How Dubya is even allowed an expression of disgust in this matter—much less allowed to lead the first substantial press reaction to it—is beyond me. Seymour Hersh, writing an essential, impressively detailed account of the incidents and the Army investigation for the New Yorker, nails it down in a summary graf:

As the international furor grew, senior military officers, and President Bush, insisted that the actions of a few did not reflect the conduct of the military as a whole. [Maj. Gen. Antonio] Taguba’s report, however, amounts to an unsparing study of collective wrongdoing and the failure of Army leadership at the highest levels. The picture he draws of Abu Ghraib is one in which Army regulations and the Geneva conventions were routinely violated, and in which much of the day-to-day management of the prisoners was abdicated to Army military-intelligence units and civilian contract employees. Interrogating prisoners and getting intelligence, including by intimidation and torture, was the priority.
Abu Ghraib was—is—American policy, Bush policy. It's cheap to say I'm not surprised by what's coming out, but, well, I'm not surprised. Abu Ghraib was Saddam Hussein's Lubyanka, every bit the apt imitation of its Stalinist prototype. We marched into Baghdad, and instead of razing the prison and salting the earth beneath it, as a decent respect for its victims might have demanded, we took it over. It had been emptied by Saddam's last-gasp amnesty, and we began restocking it—with our politicals, naturally. Meet the new boss, indeed. Can Iraqis have had any doubt about the message that symbolism was supposed to send? Can the Americans?

One of the things that started me in the blogging direction was a December Sixty Minutes report that prominently featured the now-relieved Gen. Janis Karpinski in her role as commandant of Abu Ghreib. The report wasn't about the torture of prisoners: its focus was on the hounding and imprisonment of anti-Saddam Iraqi democrats by American troops, who in Karbala at least appeared to have made a devil's bargain with ex-Baathist security agents to maintain civil order.
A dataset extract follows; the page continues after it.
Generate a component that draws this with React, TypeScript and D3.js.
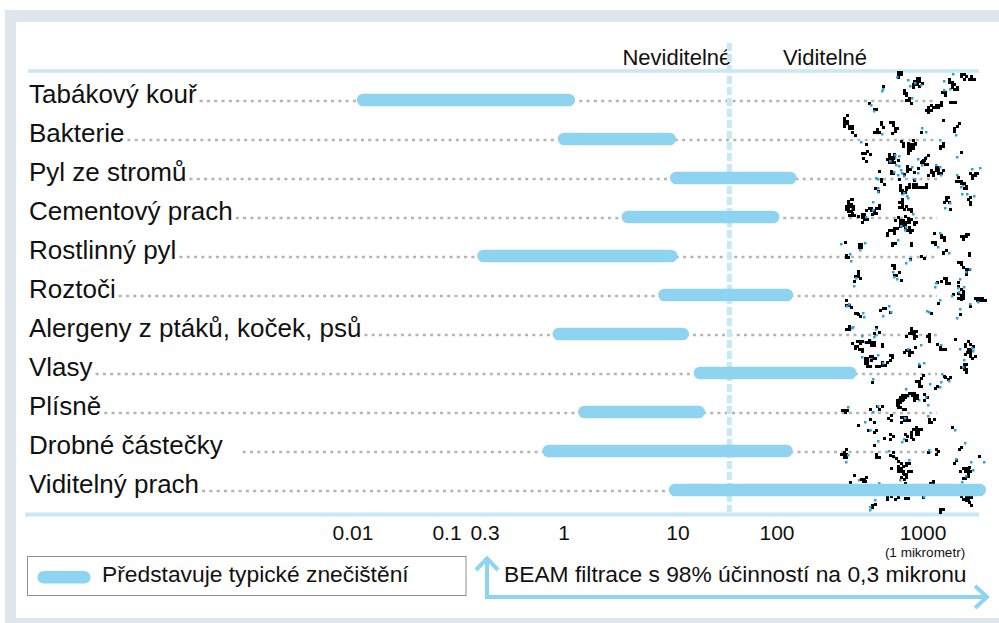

The sequence in which Steve Croft attempted to retrieve information from Karpinski about one such oppositionist, a former Karbala city councilor who had been held incommunicado for more than a month in Abu Ghreib, had me literally shaking with anger.

"We have prisoners in all of our facilities who, I mean there's nobody being held for no reason," says Karpinski. "There's foundation or, or charges for all of our prisoners."

60 Minutes followed Gen. Karpinski to the computer room and waited. She had told us that all prisoners were charged after an initial 72-hour processing period. But Najeeb al Shami had been in Abu Ghreib for more than a month.

Finally, she was able to find him.

"We've located the individual you were asking about and the process for him, the in-processing portion is not completed yet, and I've been asked not to release any additional information because his in-processing is not completed yet," says Karpinski.

Obviously, Kroft said, it’s taken a lot longer than 72 hours to process al Shami’s case.

60 Minutes was then asked to turn off the camera. Gen. Karpinski told us that al Shami was "suspected of crimes against the coalition," and had not yet been charged, and would not necessarily be allowed access to his family and lawyers.
Watching stone-faced, gimlet-eyed Warden Karpinski slowly close the lid on al Shami, I couldn't avoid the thought that I was seeing exactly what too many desperate Iraqis had seen over too long during the Saddam regime—only with an American inflection. I didn't especially need to see torture pictures to know exactly what this woman was capable of overlooking, or know that she was in place precisely for her capacity to overlook. George W. Bush is responsible for Janis Karpinski, and he's responsible for Abu Ghraib, and I can't think of any more pressing reason for getting the son-of-a-bitch out of office.